* [EXERCISE PROMPT]: All of the lines below are to be printed again exactly; images are excluded from the output.

:::

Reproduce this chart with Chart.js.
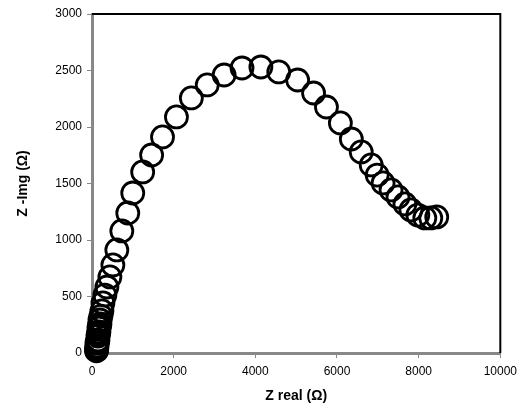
<!DOCTYPE html>
<html>
<head>
<meta charset="utf-8">
<script src="https://cdn.jsdelivr.net/npm/chart.js@4"></script>
<style>
  html, body { margin: 0; padding: 0; background: #fff; }
  #wrap { width: 523px; height: 409px; }
</style>
</head>
<body>
<div id="wrap"><canvas id="chart"></canvas></div>
<script>
/* ─── Data ──────────────────────────────────────── */
const zReal = [110, 114, 118, 122, 122, 134, 146, 146, 158, 170,
               170, 182, 195, 195, 219, 243,
               268, 316, 365, 438, 511, 608, 730, 876, 998, 1241,
               1460, 1727, 2068, 2433, 2822, 3236, 3674, 4136, 4574, 5036,
               5426, 5742, 6083, 6351, 6594, 6838, 6984, 7129, 7324, 7494,
               7664, 7810, 7980, 8151, 8297, 8443];
const zImg  = [20, 30, 45, 62, 88, 100, 115, 150, 168, 186,
               221, 240, 257, 292, 327, 372,
               443, 513, 584, 673, 779, 912, 1080, 1239, 1416, 1602,
               1752, 1912, 2089, 2257, 2372, 2460, 2522, 2531, 2487, 2416,
               2301, 2177, 2036, 1894, 1779, 1664, 1575, 1505, 1443, 1381,
               1319, 1266, 1221, 1195, 1195, 1204];
const xTicks = [0, 2000, 4000, 6000, 8000, 10000];
const yTicks = [0, 500, 1000, 1500, 2000, 2500, 3000];

/* ─── Defaults ───────────────────────────────── */
Chart.defaults.font.family = "'Liberation Sans', Arial, sans-serif";
Chart.defaults.font.size = 12;
Chart.defaults.color = '#000';

/* top + right black frame lines */
const framePlugin = {
  id: 'frame',
  afterDatasetsDraw(chart) {
    const { ctx, chartArea: a } = chart;
    ctx.save();
    ctx.strokeStyle = '#000';
    ctx.lineWidth = 2;
    ctx.beginPath();
    ctx.moveTo(a.left, a.top);
    ctx.lineTo(a.right, a.top);
    ctx.lineTo(a.right, a.bottom);
    ctx.stroke();
    ctx.restore();
  }
};

const points = zReal.map((x, i) => ({ x, y: zImg[i] }));

new Chart(document.getElementById('chart'), {
  type: 'scatter',
  data: {
    datasets: [{
      data: points,
      pointStyle: 'circle',
      pointRadius: 11,
      pointHoverRadius: 11,
      pointBorderWidth: 2.8,
      pointBorderColor: '#000',
      pointBackgroundColor: 'rgba(0,0,0,0)',
      showLine: false,
      clip: false
    }]
  },
  options: {
    responsive: true,
    maintainAspectRatio: false,
    animation: false,
    layout: { padding: { top: 14, right: 17, bottom: 0, left: 0 } },
    plugins: { legend: { display: false }, tooltip: { enabled: false } },
    scales: {
      x: {
        type: 'linear',
        min: 0, max: 10000,
        afterFit: a => { a.height = 56; },
        afterBuildTicks: a => { a.ticks = xTicks.map(v => ({ value: v })); },
        border: { display: true, color: '#888', width: 3 },
        grid: { display: true, drawOnChartArea: false, tickLength: 5, color: '#888', tickWidth: 1 },
        ticks: { padding: 6, callback: v => String(v), maxRotation: 0 },
        title: {
          display: true,
          text: 'Z real (Ω)',
          font: { size: 14, weight: 'bold' },
          padding: { top: 0, bottom: 4 }
        }
      },
      y: {
        type: 'linear',
        min: 0, max: 3000,
        afterFit: a => { a.width = 92; },
        afterBuildTicks: a => { a.ticks = yTicks.map(v => ({ value: v })); },
        border: { display: true, color: '#888', width: 3 },
        grid: { display: true, drawOnChartArea: false, tickLength: 5, color: '#888', tickWidth: 1 },
        ticks: { padding: 5, callback: v => String(v) },
        title: {
          display: true,
          text: 'Z -Img (Ω)',
          font: { size: 14, weight: 'bold' },
          padding: { top: 15, bottom: 0 }
        }
      }
    }
  },
  plugins: [framePlugin]
});
</script>
</body>
</html>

:::

* [EXPECTED ANSWER]:
Reproduce this chart with Chart.js.
<!DOCTYPE html>
<html>
<head>
<meta charset="utf-8">
<script src="https://cdn.jsdelivr.net/npm/chart.js@4"></script>
<style>
  html, body { margin: 0; padding: 0; background: #fff; }
  #wrap { width: 523px; height: 409px; }
</style>
</head>
<body>
<div id="wrap"><canvas id="chart"></canvas></div>
<script>
/* ─── Data ──────────────────────────────────────── */
const zReal = [110, 114, 118, 122, 122, 134, 146, 146, 158, 170,
               170, 182, 195, 195, 219, 243,
               268, 316, 365, 438, 511, 608, 730, 876, 998, 1241,
               1460, 1727, 2068, 2433, 2822, 3236, 3674, 4136, 4574, 5036,
               5426, 5742, 6083, 6351, 6594, 6838, 6984, 7129, 7324, 7494,
               7664, 7810, 7980, 8151, 8297, 8443];
const zImg  = [20, 30, 45, 62, 88, 100, 115, 150, 168, 186,
               221, 240, 257, 292, 327, 372,
               443, 513, 584, 673, 779, 912, 1080, 1239, 1416, 1602,
               1752, 1912, 2089, 2257, 2372, 2460, 2522, 2531, 2487, 2416,
               2301, 2177, 2036, 1894, 1779, 1664, 1575, 1505, 1443, 1381,
               1319, 1266, 1221, 1195, 1195, 1204];
const xTicks = [0, 2000, 4000, 6000, 8000, 10000];
const yTicks = [0, 500, 1000, 1500, 2000, 2500, 3000];

/* ─── Defaults ───────────────────────────────── */
Chart.defaults.font.family = "'Liberation Sans', Arial, sans-serif";
Chart.defaults.font.size = 12;
Chart.defaults.color = '#000';

/* top + right black frame lines */
const framePlugin = {
  id: 'frame',
  afterDatasetsDraw(chart) {
    const { ctx, chartArea: a } = chart;
    ctx.save();
    ctx.strokeStyle = '#000';
    ctx.lineWidth = 2;
    ctx.beginPath();
    ctx.moveTo(a.left, a.top);
    ctx.lineTo(a.right, a.top);
    ctx.lineTo(a.right, a.bottom);
    ctx.stroke();
    ctx.restore();
  }
};

const points = zReal.map((x, i) => ({ x, y: zImg[i] }));

new Chart(document.getElementById('chart'), {
  type: 'scatter',
  data: {
    datasets: [{
      data: points,
      pointStyle: 'circle',
      pointRadius: 11,
      pointHoverRadius: 11,
      pointBorderWidth: 2.8,
      pointBorderColor: '#000',
      pointBackgroundColor: 'rgba(0,0,0,0)',
      showLine: false,
      clip: false
    }]
  },
  options: {
    responsive: true,
    maintainAspectRatio: false,
    animation: false,
    layout: { padding: { top: 14, right: 17, bottom: 0, left: 0 } },
    plugins: { legend: { display: false }, tooltip: { enabled: false } },
    scales: {
      x: {
        type: 'linear',
        min: 0, max: 10000,
        afterFit: a => { a.height = 56; },
        afterBuildTicks: a => { a.ticks = xTicks.map(v => ({ value: v })); },
        border: { display: true, color: '#888', width: 3 },
        grid: { display: true, drawOnChartArea: false, tickLength: 5, color: '#888', tickWidth: 1 },
        ticks: { padding: 6, callback: v => String(v), maxRotation: 0 },
        title: {
          display: true,
          text: 'Z real (Ω)',
          font: { size: 14, weight: 'bold' },
          padding: { top: 0, bottom: 4 }
        }
      },
      y: {
        type: 'linear',
        min: 0, max: 3000,
        afterFit: a => { a.width = 92; },
        afterBuildTicks: a => { a.ticks = yTicks.map(v => ({ value: v })); },
        border: { display: true, color: '#888', width: 3 },
        grid: { display: true, drawOnChartArea: false, tickLength: 5, color: '#888', tickWidth: 1 },
        ticks: { padding: 5, callback: v => String(v) },
        title: {
          display: true,
          text: 'Z -Img (Ω)',
          font: { size: 14, weight: 'bold' },
          padding: { top: 15, bottom: 0 }
        }
      }
    }
  },
  plugins: [framePlugin]
});
</script>
</body>
</html>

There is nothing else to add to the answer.